Short exercise
Return nothing but the lines from the one with "Emit a Python" through the one with "ax.axis('off')" in the data below, word for word and without pictures.

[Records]
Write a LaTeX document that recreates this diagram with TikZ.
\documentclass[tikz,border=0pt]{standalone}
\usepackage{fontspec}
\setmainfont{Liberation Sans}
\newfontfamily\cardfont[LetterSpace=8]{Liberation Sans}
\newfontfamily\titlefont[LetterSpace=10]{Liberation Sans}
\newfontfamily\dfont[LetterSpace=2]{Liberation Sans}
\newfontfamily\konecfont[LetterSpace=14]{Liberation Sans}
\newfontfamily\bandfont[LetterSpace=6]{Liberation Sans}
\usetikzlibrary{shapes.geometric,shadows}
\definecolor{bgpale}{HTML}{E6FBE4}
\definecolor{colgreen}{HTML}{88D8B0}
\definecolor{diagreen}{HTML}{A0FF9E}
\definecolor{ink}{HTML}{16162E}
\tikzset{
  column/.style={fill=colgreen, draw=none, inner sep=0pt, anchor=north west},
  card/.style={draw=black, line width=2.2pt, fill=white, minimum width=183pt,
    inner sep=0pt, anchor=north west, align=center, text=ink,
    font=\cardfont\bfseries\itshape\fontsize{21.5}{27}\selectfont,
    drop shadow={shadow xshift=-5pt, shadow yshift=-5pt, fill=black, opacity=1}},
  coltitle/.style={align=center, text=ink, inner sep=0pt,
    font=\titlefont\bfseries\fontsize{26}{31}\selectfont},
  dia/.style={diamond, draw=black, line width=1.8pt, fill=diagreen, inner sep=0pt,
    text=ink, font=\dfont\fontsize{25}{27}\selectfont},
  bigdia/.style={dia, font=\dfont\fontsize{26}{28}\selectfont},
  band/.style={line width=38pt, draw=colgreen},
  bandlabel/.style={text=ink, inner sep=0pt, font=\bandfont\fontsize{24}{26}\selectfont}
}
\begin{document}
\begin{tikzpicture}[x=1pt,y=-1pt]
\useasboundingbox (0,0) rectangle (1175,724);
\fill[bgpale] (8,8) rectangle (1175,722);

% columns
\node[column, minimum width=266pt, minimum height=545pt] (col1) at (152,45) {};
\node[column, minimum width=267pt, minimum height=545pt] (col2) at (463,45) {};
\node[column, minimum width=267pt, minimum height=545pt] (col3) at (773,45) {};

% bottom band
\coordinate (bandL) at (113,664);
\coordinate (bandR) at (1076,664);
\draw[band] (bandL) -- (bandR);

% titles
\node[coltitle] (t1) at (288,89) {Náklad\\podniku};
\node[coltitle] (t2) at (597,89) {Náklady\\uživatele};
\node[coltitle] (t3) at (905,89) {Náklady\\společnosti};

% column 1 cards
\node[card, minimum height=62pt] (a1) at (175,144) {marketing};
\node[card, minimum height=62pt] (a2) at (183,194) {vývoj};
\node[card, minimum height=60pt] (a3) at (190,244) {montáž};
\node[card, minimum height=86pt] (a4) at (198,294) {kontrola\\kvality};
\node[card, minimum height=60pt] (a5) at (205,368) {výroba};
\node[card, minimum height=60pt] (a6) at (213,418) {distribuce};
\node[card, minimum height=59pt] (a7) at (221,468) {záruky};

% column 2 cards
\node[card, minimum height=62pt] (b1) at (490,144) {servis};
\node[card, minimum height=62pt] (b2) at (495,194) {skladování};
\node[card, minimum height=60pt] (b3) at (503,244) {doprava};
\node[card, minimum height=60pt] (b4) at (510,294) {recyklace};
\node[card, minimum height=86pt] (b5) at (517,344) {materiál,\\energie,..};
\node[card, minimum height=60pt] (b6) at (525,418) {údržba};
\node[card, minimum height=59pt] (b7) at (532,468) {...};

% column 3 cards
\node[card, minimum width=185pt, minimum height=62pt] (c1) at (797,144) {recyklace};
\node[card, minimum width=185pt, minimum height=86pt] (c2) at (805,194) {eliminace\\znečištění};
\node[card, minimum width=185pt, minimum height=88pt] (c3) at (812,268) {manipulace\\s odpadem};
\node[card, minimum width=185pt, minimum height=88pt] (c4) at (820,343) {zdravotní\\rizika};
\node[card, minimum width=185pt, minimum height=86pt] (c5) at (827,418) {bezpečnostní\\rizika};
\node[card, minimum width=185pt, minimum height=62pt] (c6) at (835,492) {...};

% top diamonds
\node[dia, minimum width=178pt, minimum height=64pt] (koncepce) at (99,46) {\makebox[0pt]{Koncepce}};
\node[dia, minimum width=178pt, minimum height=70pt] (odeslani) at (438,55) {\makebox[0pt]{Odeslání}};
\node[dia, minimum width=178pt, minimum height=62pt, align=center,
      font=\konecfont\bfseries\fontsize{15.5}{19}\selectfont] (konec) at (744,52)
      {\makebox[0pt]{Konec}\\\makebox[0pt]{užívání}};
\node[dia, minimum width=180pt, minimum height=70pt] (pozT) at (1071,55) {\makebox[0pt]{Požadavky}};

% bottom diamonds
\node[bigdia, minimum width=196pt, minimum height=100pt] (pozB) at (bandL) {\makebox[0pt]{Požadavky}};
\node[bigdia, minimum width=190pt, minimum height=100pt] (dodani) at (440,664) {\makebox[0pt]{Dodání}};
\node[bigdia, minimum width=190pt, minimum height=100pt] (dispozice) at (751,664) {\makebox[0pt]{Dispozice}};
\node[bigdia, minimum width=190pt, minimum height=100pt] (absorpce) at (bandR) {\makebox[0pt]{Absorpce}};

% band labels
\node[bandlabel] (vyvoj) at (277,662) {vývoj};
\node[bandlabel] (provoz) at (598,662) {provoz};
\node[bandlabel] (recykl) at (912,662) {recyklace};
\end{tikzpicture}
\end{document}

---

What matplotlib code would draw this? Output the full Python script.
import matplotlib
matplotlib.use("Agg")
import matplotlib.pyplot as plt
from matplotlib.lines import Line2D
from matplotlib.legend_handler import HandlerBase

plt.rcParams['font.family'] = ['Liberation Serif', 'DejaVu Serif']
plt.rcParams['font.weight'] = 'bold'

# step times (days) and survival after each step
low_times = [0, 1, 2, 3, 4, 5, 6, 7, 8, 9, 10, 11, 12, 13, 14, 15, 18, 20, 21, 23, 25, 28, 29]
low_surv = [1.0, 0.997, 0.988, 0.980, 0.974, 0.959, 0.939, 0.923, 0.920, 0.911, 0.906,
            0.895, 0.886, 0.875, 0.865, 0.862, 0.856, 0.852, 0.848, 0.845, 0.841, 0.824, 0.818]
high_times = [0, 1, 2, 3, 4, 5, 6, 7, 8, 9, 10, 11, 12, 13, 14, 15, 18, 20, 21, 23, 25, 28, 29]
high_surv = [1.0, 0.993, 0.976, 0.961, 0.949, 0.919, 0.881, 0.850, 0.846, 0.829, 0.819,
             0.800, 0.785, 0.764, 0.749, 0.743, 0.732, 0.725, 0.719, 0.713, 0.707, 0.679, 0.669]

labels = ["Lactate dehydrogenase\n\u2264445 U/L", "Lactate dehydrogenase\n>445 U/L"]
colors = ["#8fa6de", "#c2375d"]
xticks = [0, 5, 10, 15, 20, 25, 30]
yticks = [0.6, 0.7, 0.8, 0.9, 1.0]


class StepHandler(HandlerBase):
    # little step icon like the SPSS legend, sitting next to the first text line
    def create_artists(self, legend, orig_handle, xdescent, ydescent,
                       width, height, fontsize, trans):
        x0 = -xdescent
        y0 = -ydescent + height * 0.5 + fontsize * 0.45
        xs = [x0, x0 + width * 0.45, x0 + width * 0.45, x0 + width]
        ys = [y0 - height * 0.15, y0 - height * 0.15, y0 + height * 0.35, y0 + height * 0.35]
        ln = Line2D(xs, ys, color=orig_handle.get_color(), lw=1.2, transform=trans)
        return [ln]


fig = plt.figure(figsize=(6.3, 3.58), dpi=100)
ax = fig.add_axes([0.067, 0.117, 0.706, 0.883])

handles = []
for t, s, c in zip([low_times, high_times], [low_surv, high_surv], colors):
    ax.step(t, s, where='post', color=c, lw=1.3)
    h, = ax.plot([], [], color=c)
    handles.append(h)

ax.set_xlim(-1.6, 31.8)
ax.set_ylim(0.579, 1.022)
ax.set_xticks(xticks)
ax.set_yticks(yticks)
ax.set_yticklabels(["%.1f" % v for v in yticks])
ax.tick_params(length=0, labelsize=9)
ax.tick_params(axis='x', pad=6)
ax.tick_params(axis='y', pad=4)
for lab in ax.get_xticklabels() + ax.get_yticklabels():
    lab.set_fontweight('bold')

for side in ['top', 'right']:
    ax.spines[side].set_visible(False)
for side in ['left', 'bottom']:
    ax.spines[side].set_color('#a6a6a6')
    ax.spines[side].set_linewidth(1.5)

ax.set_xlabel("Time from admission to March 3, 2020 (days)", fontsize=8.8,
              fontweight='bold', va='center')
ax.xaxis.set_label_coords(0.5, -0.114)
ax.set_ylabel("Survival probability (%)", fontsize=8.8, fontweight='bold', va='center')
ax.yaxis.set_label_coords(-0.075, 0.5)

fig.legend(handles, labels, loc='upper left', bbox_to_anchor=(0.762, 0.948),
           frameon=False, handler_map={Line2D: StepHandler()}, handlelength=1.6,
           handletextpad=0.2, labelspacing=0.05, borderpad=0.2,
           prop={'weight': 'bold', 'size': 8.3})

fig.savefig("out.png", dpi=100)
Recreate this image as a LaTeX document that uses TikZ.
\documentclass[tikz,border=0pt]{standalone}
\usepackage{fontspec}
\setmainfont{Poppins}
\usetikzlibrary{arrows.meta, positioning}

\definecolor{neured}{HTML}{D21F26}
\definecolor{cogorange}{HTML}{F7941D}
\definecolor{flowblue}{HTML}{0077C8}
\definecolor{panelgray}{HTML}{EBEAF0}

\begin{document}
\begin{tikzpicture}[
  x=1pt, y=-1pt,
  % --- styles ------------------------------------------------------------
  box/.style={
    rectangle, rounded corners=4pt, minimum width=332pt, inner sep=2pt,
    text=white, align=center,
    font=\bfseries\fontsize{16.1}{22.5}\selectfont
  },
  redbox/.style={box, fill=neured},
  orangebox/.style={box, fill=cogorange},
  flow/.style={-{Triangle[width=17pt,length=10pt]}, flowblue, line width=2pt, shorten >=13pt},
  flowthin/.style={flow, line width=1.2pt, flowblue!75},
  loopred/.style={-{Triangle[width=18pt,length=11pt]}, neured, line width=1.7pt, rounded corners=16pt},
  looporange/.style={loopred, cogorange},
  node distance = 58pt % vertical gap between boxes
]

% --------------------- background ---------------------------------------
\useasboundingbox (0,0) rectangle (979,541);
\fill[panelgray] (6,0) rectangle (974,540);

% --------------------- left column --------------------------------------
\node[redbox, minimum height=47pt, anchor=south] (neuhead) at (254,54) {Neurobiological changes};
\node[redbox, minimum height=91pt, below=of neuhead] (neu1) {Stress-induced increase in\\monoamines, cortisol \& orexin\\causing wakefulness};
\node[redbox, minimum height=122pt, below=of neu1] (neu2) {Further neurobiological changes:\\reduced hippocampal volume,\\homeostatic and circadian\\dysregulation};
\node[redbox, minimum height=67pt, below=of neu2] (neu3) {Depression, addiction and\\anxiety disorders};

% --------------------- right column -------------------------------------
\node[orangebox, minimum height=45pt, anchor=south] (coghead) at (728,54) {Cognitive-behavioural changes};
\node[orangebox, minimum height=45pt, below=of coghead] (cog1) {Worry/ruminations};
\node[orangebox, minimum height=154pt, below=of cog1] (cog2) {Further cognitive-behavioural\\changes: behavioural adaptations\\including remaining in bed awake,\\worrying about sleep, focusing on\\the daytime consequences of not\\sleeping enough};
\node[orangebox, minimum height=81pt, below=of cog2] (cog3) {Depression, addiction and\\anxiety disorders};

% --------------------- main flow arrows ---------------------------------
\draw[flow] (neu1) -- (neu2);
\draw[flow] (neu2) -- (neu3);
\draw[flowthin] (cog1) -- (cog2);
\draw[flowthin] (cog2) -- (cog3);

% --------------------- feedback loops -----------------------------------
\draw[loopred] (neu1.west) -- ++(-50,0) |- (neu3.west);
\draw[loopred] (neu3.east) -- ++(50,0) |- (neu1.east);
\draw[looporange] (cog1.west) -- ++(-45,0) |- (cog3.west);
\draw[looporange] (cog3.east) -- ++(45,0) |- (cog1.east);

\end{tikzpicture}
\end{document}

...

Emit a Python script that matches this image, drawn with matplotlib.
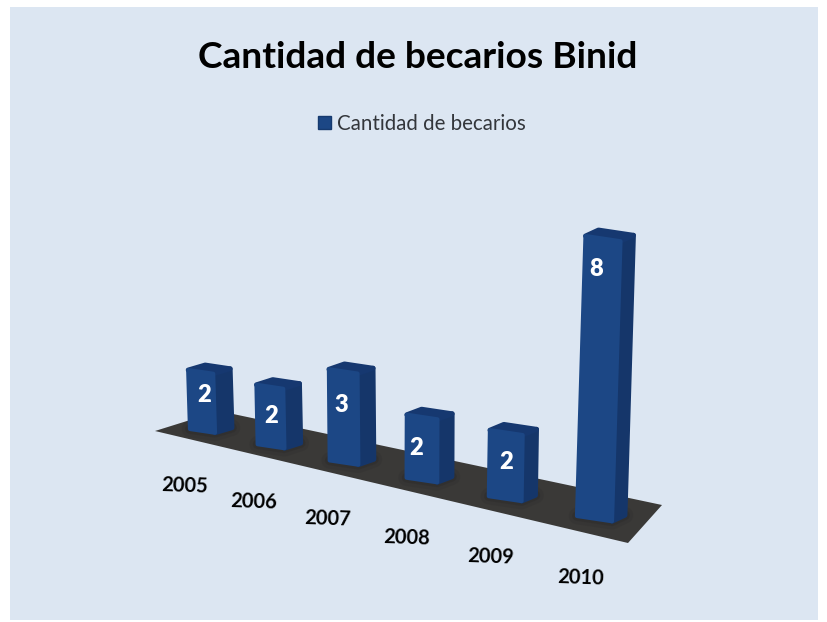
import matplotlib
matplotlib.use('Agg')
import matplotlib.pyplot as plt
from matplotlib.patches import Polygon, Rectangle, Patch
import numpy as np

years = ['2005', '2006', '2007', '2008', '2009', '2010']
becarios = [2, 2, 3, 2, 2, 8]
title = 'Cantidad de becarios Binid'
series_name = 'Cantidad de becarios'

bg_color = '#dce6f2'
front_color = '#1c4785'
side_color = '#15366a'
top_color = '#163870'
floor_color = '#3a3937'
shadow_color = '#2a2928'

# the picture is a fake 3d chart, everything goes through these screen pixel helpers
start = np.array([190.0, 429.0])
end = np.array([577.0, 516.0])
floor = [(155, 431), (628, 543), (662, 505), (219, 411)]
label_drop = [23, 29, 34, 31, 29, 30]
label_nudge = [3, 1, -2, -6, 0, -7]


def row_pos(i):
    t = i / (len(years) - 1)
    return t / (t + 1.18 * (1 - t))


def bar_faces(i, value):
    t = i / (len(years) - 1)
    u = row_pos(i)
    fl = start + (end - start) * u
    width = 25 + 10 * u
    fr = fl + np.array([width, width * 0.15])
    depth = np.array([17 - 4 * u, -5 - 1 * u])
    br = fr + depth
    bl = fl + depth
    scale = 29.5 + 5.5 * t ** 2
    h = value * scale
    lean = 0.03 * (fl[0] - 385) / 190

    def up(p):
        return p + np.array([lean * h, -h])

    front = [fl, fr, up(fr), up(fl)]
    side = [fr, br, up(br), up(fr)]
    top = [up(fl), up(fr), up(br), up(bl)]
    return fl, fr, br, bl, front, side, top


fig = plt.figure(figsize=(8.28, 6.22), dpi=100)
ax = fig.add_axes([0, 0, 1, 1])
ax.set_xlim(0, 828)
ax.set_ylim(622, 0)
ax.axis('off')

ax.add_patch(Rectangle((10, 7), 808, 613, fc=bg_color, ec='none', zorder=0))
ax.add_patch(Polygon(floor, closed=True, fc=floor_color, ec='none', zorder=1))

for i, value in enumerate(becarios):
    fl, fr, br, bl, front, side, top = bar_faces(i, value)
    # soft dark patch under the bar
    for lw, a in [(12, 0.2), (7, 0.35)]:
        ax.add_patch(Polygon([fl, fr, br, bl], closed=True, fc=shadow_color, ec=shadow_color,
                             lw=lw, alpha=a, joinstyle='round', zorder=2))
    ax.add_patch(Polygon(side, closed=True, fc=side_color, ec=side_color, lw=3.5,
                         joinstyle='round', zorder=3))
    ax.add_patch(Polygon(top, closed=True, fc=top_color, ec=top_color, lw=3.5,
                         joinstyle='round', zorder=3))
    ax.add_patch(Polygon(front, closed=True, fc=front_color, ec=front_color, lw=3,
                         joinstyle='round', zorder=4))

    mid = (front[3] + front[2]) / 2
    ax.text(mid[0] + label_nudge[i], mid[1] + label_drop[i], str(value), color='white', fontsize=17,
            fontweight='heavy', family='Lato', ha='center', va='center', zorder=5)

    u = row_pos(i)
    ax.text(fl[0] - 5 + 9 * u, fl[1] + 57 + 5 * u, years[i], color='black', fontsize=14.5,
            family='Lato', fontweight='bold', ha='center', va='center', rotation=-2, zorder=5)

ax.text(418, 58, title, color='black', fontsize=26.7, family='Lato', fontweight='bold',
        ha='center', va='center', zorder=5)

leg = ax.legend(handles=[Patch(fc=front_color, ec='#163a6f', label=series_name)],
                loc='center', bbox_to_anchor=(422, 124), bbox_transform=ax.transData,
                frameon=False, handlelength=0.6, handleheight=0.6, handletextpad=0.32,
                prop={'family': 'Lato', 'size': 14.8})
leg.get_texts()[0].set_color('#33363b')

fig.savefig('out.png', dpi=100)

Exercise output
Emit a Python script that matches this image, drawn with matplotlib.
import matplotlib
matplotlib.use('Agg')
import matplotlib.pyplot as plt
from matplotlib.patches import Polygon, Rectangle, Patch
import numpy as np

years = ['2005', '2006', '2007', '2008', '2009', '2010']
becarios = [2, 2, 3, 2, 2, 8]
title = 'Cantidad de becarios Binid'
series_name = 'Cantidad de becarios'

bg_color = '#dce6f2'
front_color = '#1c4785'
side_color = '#15366a'
top_color = '#163870'
floor_color = '#3a3937'
shadow_color = '#2a2928'

# the picture is a fake 3d chart, everything goes through these screen pixel helpers
start = np.array([190.0, 429.0])
end = np.array([577.0, 516.0])
floor = [(155, 431), (628, 543), (662, 505), (219, 411)]
label_drop = [23, 29, 34, 31, 29, 30]
label_nudge = [3, 1, -2, -6, 0, -7]


def row_pos(i):
    t = i / (len(years) - 1)
    return t / (t + 1.18 * (1 - t))


def bar_faces(i, value):
    t = i / (len(years) - 1)
    u = row_pos(i)
    fl = start + (end - start) * u
    width = 25 + 10 * u
    fr = fl + np.array([width, width * 0.15])
    depth = np.array([17 - 4 * u, -5 - 1 * u])
    br = fr + depth
    bl = fl + depth
    scale = 29.5 + 5.5 * t ** 2
    h = value * scale
    lean = 0.03 * (fl[0] - 385) / 190

    def up(p):
        return p + np.array([lean * h, -h])

    front = [fl, fr, up(fr), up(fl)]
    side = [fr, br, up(br), up(fr)]
    top = [up(fl), up(fr), up(br), up(bl)]
    return fl, fr, br, bl, front, side, top


fig = plt.figure(figsize=(8.28, 6.22), dpi=100)
ax = fig.add_axes([0, 0, 1, 1])
ax.set_xlim(0, 828)
ax.set_ylim(622, 0)
ax.axis('off')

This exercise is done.